Required boundaries are:

• boundary 1
• boundary 2
• boundary 4
• boundary 5

Checking locks:

Boundary	Required?	Locked?
1	Yes	0
2	Yes	1
4	Yes	0
5	Yes	1

Two required boundaries are locked.

Answer = 2.

Example 3

Input

nums = [1,2,1,2,3,2,1]

Scanning left to right:

Position	Value	Seen 3?
0	1	No
1	2	No
2	1	No
3	2	No
4	3	Yes
5	2	Yes
6	1	Yes

A 1 appears after a previously seen 3.

Therefore sorting is impossible.

Answer = -1.

Complexity Analysis

Measure	Complexity	Explanation
Time	O(n)	Three linear scans of the array
Space	O(n)	Two suffix boolean arrays

The algorithm performs a constant amount of work per element. The suffix arrays require linear extra storage, resulting in O(n) space usage.

Test Cases

s = Solution()

assert s.minUnlockedIndices([1,2,1,2,3,2], [1,0,1,1,0,1]) == 0  # example 1
assert s.minUnlockedIndices([1,2,1,1,3,2,2], [1,0,1,1,0,1,0]) == 2  # example 2
assert s.minUnlockedIndices([1,2,1,2,3,2,1], [0,0,0,0,0,0,0]) == -1  # example 3

assert s.minUnlockedIndices([1], [1]) == 0  # single element
assert s.minUnlockedIndices([1,1,2,2,3,3], [1,1,1,1,1,1]) == 0  # already sorted

assert s.minUnlockedIndices([2,1], [0,1]) == 0  # required boundary already unlocked
assert s.minUnlockedIndices([2,1], [1,1]) == 1  # must unlock one boundary

assert s.minUnlockedIndices([3,1], [0,0]) == -1  # impossible due to 3 before 1
assert s.minUnlockedIndices([3,2,1], [0,0,0]) == -1  # still impossible

assert s.minUnlockedIndices([2,2,1,1], [1,1,1,1]) == 2  # both boundaries required
assert s.minUnlockedIndices([1,3,2,2], [1,1,1,1]) == 1  # only one required boundary

assert s.minUnlockedIndices([1,2,2,3], [1,1,1,1]) == 0  # no swaps needed
assert s.minUnlockedIndices([2,1,2,1,2], [1,1,1,1,1]) == 2  # multiple required crossings

Test Summary

Test	Why
Example 1	Validates zero additional unlocks
Example 2	Validates counting required locked boundaries
Example 3	Validates impossibility detection
Single element	Smallest input size
Already sorted	No swaps required
[2,1] unlocked	Basic sortable case
[2,1] locked	Smallest nontrivial unlock requirement
[3,1]	Fundamental impossibility
[3,2,1]	Impossible despite available swaps
[2,2,1,1]	Multiple required boundaries
[1,3,2,2]	Required 3-2 movement
Sorted with locks	Locks irrelevant when no movement needed
Alternating pattern	Repeated crossings across boundaries

Edge Cases

A 3 Appears Before a 1

This is the most important edge case. Since 3 and 1 can never swap directly, any occurrence of a 3 before a later 1 permanently violates the order required by the final sorted array. A solution that ignores this property may incorrectly assume enough unlocks can always fix the array. The implementation detects this during the initial scan and immediately returns -1.

Already Sorted Arrays

An array may already be sorted even when every boundary is locked. In this situation no swaps are required, so the answer must be 0. The boundary analysis naturally produces no required boundaries, resulting in the correct answer.

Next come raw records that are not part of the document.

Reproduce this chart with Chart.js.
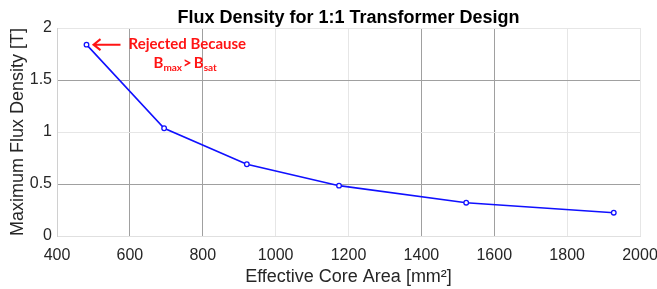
<!DOCTYPE html>
<html>
<head>
<meta charset="utf-8">
<script src="https://cdn.jsdelivr.net/npm/chart.js@4"></script>
<style>
  html, body { margin: 0; padding: 0; background: #fff; }
  #wrap { width: 657px; height: 289px; }
</style>
</head>
<body>
<div id="wrap"><canvas id="chart"></canvas></div>
<script>
// data
const coreArea = [481, 694, 921, 1174, 1523, 1928];      // mm^2
const fluxDensity = [1.84, 1.036, 0.69, 0.484, 0.32, 0.224]; // T
const xTicks = [400, 600, 800, 1000, 1200, 1400, 1600, 1800, 2000];
const yTicks = [0, 0.5, 1, 1.5, 2];

// gridlines that show darker in the picture
const darkX = [600, 800, 1400, 1600];
const darkY = [0.5, 1.5];

const labelFont = 'Liberation Sans, Arial, sans-serif';
const noteFont = 'Lato, "Open Sans", sans-serif';

// red "Rejected Because Bmax > Bsat" note with arrow
const notePlugin = {
  id: 'note',
  afterDraw(chart) {
    const ctx = chart.ctx;
    const xs = chart.scales.x, ys = chart.scales.y;
    const px = xs.getPixelForValue(coreArea[0]);
    const py = ys.getPixelForValue(fluxDensity[0]);
    ctx.save();
    ctx.strokeStyle = '#ff1414';
    ctx.fillStyle = '#ff1414';
    ctx.lineWidth = 2;
    // arrow
    const x0 = px + 7, x1 = px + 34;
    ctx.beginPath();
    ctx.moveTo(x1, py);
    ctx.lineTo(x0, py);
    ctx.moveTo(x0 + 7, py - 5.5);
    ctx.lineTo(x0, py);
    ctx.lineTo(x0 + 7, py + 5.5);
    ctx.stroke();
    // text
    ctx.textBaseline = 'alphabetic';
    ctx.font = 'bold 15px ' + noteFont;
    ctx.fillText('Rejected Because', px + 42, py + 4.5);
    let tx = px + 67, ty = py + 23.5;
    ctx.fillText('B', tx, ty); tx += ctx.measureText('B').width;
    ctx.font = 'bold 10px ' + noteFont;
    ctx.fillText('max', tx, ty + 2.5); tx += ctx.measureText('max').width + 1;
    ctx.font = 'bold 15px ' + noteFont;
    ctx.fillText('>', tx, ty); tx += ctx.measureText('>').width + 2;
    ctx.fillText('B', tx, ty); tx += ctx.measureText('B').width;
    ctx.font = 'bold 10px ' + noteFont;
    ctx.fillText('sat', tx, ty + 2.5);
    ctx.restore();
  }
};

new Chart(document.getElementById('chart'), {
  type: 'scatter',
  data: {
    datasets: [{
      data: coreArea.map((x, i) => ({ x: x, y: fluxDensity[i] })),
      showLine: true,
      borderColor: '#1010ff',
      borderWidth: 1.6,
      pointRadius: 2.3,
      pointBorderWidth: 1.3,
      pointBackgroundColor: '#ffffff',
      pointBorderColor: '#1010ff',
      tension: 0
    }]
  },
  options: {
    responsive: true,
    maintainAspectRatio: false,
    animation: false,
    layout: { padding: { left: 0, right: 17, top: 0, bottom: 0 } },
    plugins: {
      legend: { display: false },
      tooltip: { enabled: false },
      title: {
        display: true,
        fullSize: false,
        text: 'Flux Density for 1:1 Transformer Design',
        color: '#000',
        font: { family: labelFont, size: 18, weight: 'bold', lineHeight: 1 },
        padding: { top: 9, bottom: 1 }
      }
    },
    scales: {
      x: {
        type: 'linear',
        min: 400,
        max: 2000,
        afterBuildTicks: s => { s.ticks = xTicks.map(v => ({ value: v })); },
        afterFit: s => { s.height = 53; s.paddingLeft = 0; s.paddingRight = 0; },
        grid: {
          drawTicks: false,
          color: c => darkX.includes(c.tick && c.tick.value) ? '#a0a0a0' : '#e6e6e6',
          lineWidth: 1
        },
        border: { color: '#e0e0e0' },
        ticks: {
          color: '#262626',
          font: { family: labelFont, size: 16 },
          padding: 10,
          maxRotation: 0,
          callback: v => String(v)
        },
        title: {
          display: true,
          text: 'Effective Core Area [mm\u00B2]',
          color: '#262626',
          font: { family: labelFont, size: 18 },
          padding: { top: 0, bottom: 1 }
        }
      },
      y: {
        type: 'linear',
        min: 0,
        max: 2,
        afterBuildTicks: s => { s.ticks = yTicks.map(v => ({ value: v })); },
        afterFit: s => { s.width = 57; },
        grid: {
          drawTicks: false,
          color: c => darkY.includes(c.tick && c.tick.value) ? '#a0a0a0' : '#e6e6e6',
          lineWidth: 1
        },
        border: { color: '#d0d0d0' },
        ticks: {
          color: '#262626',
          font: { family: labelFont, size: 16 },
          padding: 5,
          callback: v => String(v)
        },
        title: {
          display: true,
          text: 'Maximum Flux Density [T]',
          color: '#262626',
          font: { family: labelFont, size: 18 },
          padding: { top: 7, bottom: 0 }
        }
      }
    }
  },
  plugins: [notePlugin]
});
</script>
</body>
</html>
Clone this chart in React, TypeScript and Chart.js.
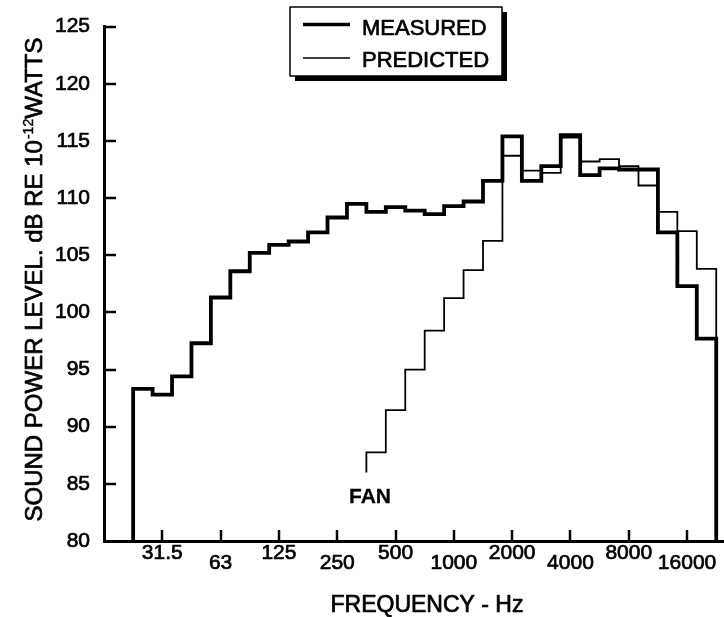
import React, { useEffect, useRef } from 'react';
import { Chart, registerables } from 'chart.js';

Chart.register(...registerables);

// One-third octave band centre frequencies (Hz)
const bands = [
  '25', '31.5', '40', '50', '63', '80', '100', '125', '160', '200',
  '250', '315', '400', '500', '630', '800', '1000', '1250', '1600', '2000',
  '2500', '3150', '4000', '5000', '6300', '8000', '10000', '12500', '16000', '20000',
];

// Sound power level, dB re 10^-12 W
const measured = [
  93.3, 92.8, 94.4, 97.3, 101.3, 103.6, 105.2, 105.9, 106.2, 107.0,
  108.3, 109.5, 108.8, 109.2, 108.9, 108.6, 109.3, 109.7, 111.5, 115.4,
  111.5, 112.8, 115.5, 112.0, 112.6, 112.5, 112.5, 107.0, 102.3, 97.7,
];

const predicted = [
  null, null, null, null, null, null, null, null, null, null,
  null, null, 87.75, 91.45, 95.0, 98.4, 101.25, 103.7, 106.25, 113.7,
  112.4, 112.2, 115.3, 113.2, 113.4, 112.8, 111.1, 108.8, 107.1, 103.8,
];

const predictedStartLevel = 86;

const octaveLabels = ['31.5', '63', '125', '250', '500', '1000', '2000', '4000', '8000', '16000'];

const yMin = 80;
const yMax = 125;
const yStep = 5;

const legendLabels = ['MEASURED', 'PREDICTED'];
const annotationText = 'FAN';
const xTitle = 'FREQUENCY - Hz';
const yTitleMain = 'SOUND POWER LEVEL. dB RE 10';
const yTitleSup = '-12';
const yTitleEnd = 'WATTS';

const FONT = "'Liberation Sans', Arial, Helvetica, sans-serif";
const INK = 0.7;

function stepPoints(values: (number | null)[], startLevel: number, endLevel: number) {
  const idx = values.map((v, i) => (v == null ? -1 : i)).filter((i) => i >= 0);
  const first = idx[0];
  const last = idx[idx.length - 1];
  const pts: { x: number; y: number }[] = [];
  pts.push({ x: first - 0.5, y: startLevel });
  for (let i = first; i <= last; i++) {
    pts.push({ x: i - 0.5, y: values[i] as number });
  }
  pts.push({ x: last + 0.5, y: values[last] as number });
  pts.push({ x: last + 0.5, y: endLevel });
  return pts;
}

function inkText(ctx: CanvasRenderingContext2D, text: string, x: number, y: number) {
  ctx.fillText(text, x, y);
  ctx.strokeText(text, x, y);
}

const decorations = {
  id: 'decorations',
  afterDraw(chart: any) {
    const { ctx, chartArea, scales } = chart;
    const xs = scales.x;
    const ys = scales.y;
    ctx.save();
    ctx.strokeStyle = '#000';
    ctx.fillStyle = '#000';
    ctx.lineCap = 'butt';
    ctx.lineJoin = 'round';

    // inner tick marks on y axis
    ctx.lineWidth = 2.5;
    for (let v = yMin + yStep; v <= yMax; v += yStep) {
      const y = Math.round(ys.getPixelForValue(v));
      ctx.beginPath();
      ctx.moveTo(chartArea.left, y);
      ctx.lineTo(chartArea.left + 12, y);
      ctx.stroke();
    }
    // inner tick marks on x axis
    octaveLabels.forEach((lab) => {
      const x = Math.round(xs.getPixelForValue(bands.indexOf(lab)));
      ctx.lineWidth = 2.5;
      ctx.beginPath();
      ctx.moveTo(x, chartArea.bottom);
      ctx.lineTo(x, chartArea.bottom - 11);
      ctx.stroke();
    });
    // staggered x labels
    ctx.font = `21px ${FONT}`;
    ctx.textAlign = 'center';
    ctx.textBaseline = 'alphabetic';
    ctx.lineWidth = INK;
    octaveLabels.forEach((lab, k) => {
      const x = xs.getPixelForValue(bands.indexOf(lab));
      inkText(ctx, lab, x, chartArea.bottom + (k % 2 === 0 ? 18 : 28));
    });

    // x title
    ctx.font = `23px ${FONT}`;
    inkText(ctx, xTitle, 427, 612);

    // y title (rotated, with superscript)
    const mainFont = `24px ${FONT}`;
    const supFont = `14px ${FONT}`;
    ctx.font = mainFont;
    const w1 = ctx.measureText(yTitleMain).width;
    const w3 = ctx.measureText(yTitleEnd).width;
    ctx.font = supFont;
    const w2 = ctx.measureText(yTitleSup).width;
    const total = w1 + w2 + w3;
    ctx.save();
    ctx.translate(42, 280 + total / 2);
    ctx.rotate(-Math.PI / 2);
    ctx.textAlign = 'left';
    ctx.font = mainFont;
    inkText(ctx, yTitleMain, 0, 0);
    ctx.font = supFont;
    ctx.lineWidth = 0.4;
    inkText(ctx, yTitleSup, w1 + 1, -9);
    ctx.lineWidth = INK;
    ctx.font = mainFont;
    inkText(ctx, yTitleEnd, w1 + w2 + 1, 0);
    ctx.restore();

    // legend box with drop shadow
    const bx = 290, by = 7, bw = 212, bh = 69;
    ctx.fillStyle = '#000';
    ctx.fillRect(bx + 5, by + 5, bw, bh);
    ctx.fillStyle = '#fff';
    ctx.fillRect(bx, by, bw, bh);
    ctx.lineWidth = 1.5;
    ctx.strokeRect(bx, by, bw, bh);
    ctx.fillStyle = '#000';
    ctx.lineWidth = 3.5;
    ctx.beginPath();
    ctx.moveTo(303, 24.5);
    ctx.lineTo(350, 24.5);
    ctx.stroke();
    ctx.lineWidth = 1.5;
    ctx.beginPath();
    ctx.moveTo(303, 58);
    ctx.lineTo(350, 58);
    ctx.stroke();
    ctx.font = `22px ${FONT}`;
    ctx.textAlign = 'left';
    ctx.lineWidth = INK;
    inkText(ctx, legendLabels[0], 362, 35);
    inkText(ctx, legendLabels[1], 362, 67);

    // FAN annotation
    ctx.font = `bold 21px ${FONT}`;
    ctx.textAlign = 'center';
    ctx.lineWidth = 0.3;
    inkText(ctx, annotationText, 370, 503);

    ctx.restore();
  },
};

export default function App() {
  const ref = useRef<HTMLCanvasElement>(null);

  useEffect(() => {
    const canvas = ref.current;
    if (!canvas) return;
    const chart = new Chart(canvas, {
      type: 'line',
      data: {
        datasets: [
          {
            label: legendLabels[1],
            data: stepPoints(predicted, predictedStartLevel, yMin),
            borderColor: '#000',
            borderWidth: 1.8,
            stepped: 'before',
            pointRadius: 0,
            fill: false,
            borderJoinStyle: 'miter',
            clip: false,
          },
          {
            label: legendLabels[0],
            data: stepPoints(measured, yMin, yMin),
            borderColor: '#000',
            borderWidth: 3.8,
            stepped: 'before',
            pointRadius: 0,
            fill: false,
            borderJoinStyle: 'miter',
            clip: false,
          },
        ],
      },
      options: {
        animation: false,
        responsive: false,
        devicePixelRatio: 1,
        layout: { padding: { left: 0, right: 0, top: 23, bottom: 0 } },
        plugins: { legend: { display: false }, tooltip: { enabled: false } },
        scales: {
          x: {
            type: 'linear',
            min: -2,
            max: 29.9,
            ticks: { display: false },
            grid: { drawOnChartArea: false, drawTicks: false },
            border: { display: true, color: '#000', width: 3 },
            afterFit: (s: any) => { s.height = 76; },
          },
          y: {
            min: yMin,
            max: yMax,
            ticks: {
              stepSize: yStep,
              color: '#000',
              padding: 14,
              font: { family: FONT, size: 21 },
              textStrokeColor: '#000',
              textStrokeWidth: INK,
            },
            grid: { drawOnChartArea: false, drawTicks: false },
            border: { display: true, color: '#000', width: 3 },
            afterFit: (s: any) => { s.width = 104; },
          },
        },
      },
      plugins: [decorations],
    } as any);
    return () => chart.destroy();
  }, []);

  return (
    <div style={{ position: 'fixed', left: 0, top: 0, width: 724, height: 617, background: '#fff' }}>
      <canvas ref={ref} width={724} height={617} style={{ display: 'block', width: 724, height: 617 }} />
    </div>
  );
}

Required Boundary Already Unlocked

A boundary may be necessary for sorting, but locked[i] may already be 0. Such a boundary contributes no cost because it is already usable. The algorithm only increments the answer when a required boundary is currently locked.

Length One Arrays

When n = 1, there are no boundaries at all. The suffix arrays are still valid, the boundary loop executes zero times, and the answer correctly remains 0. This avoids special-case logic while handling the smallest input safely.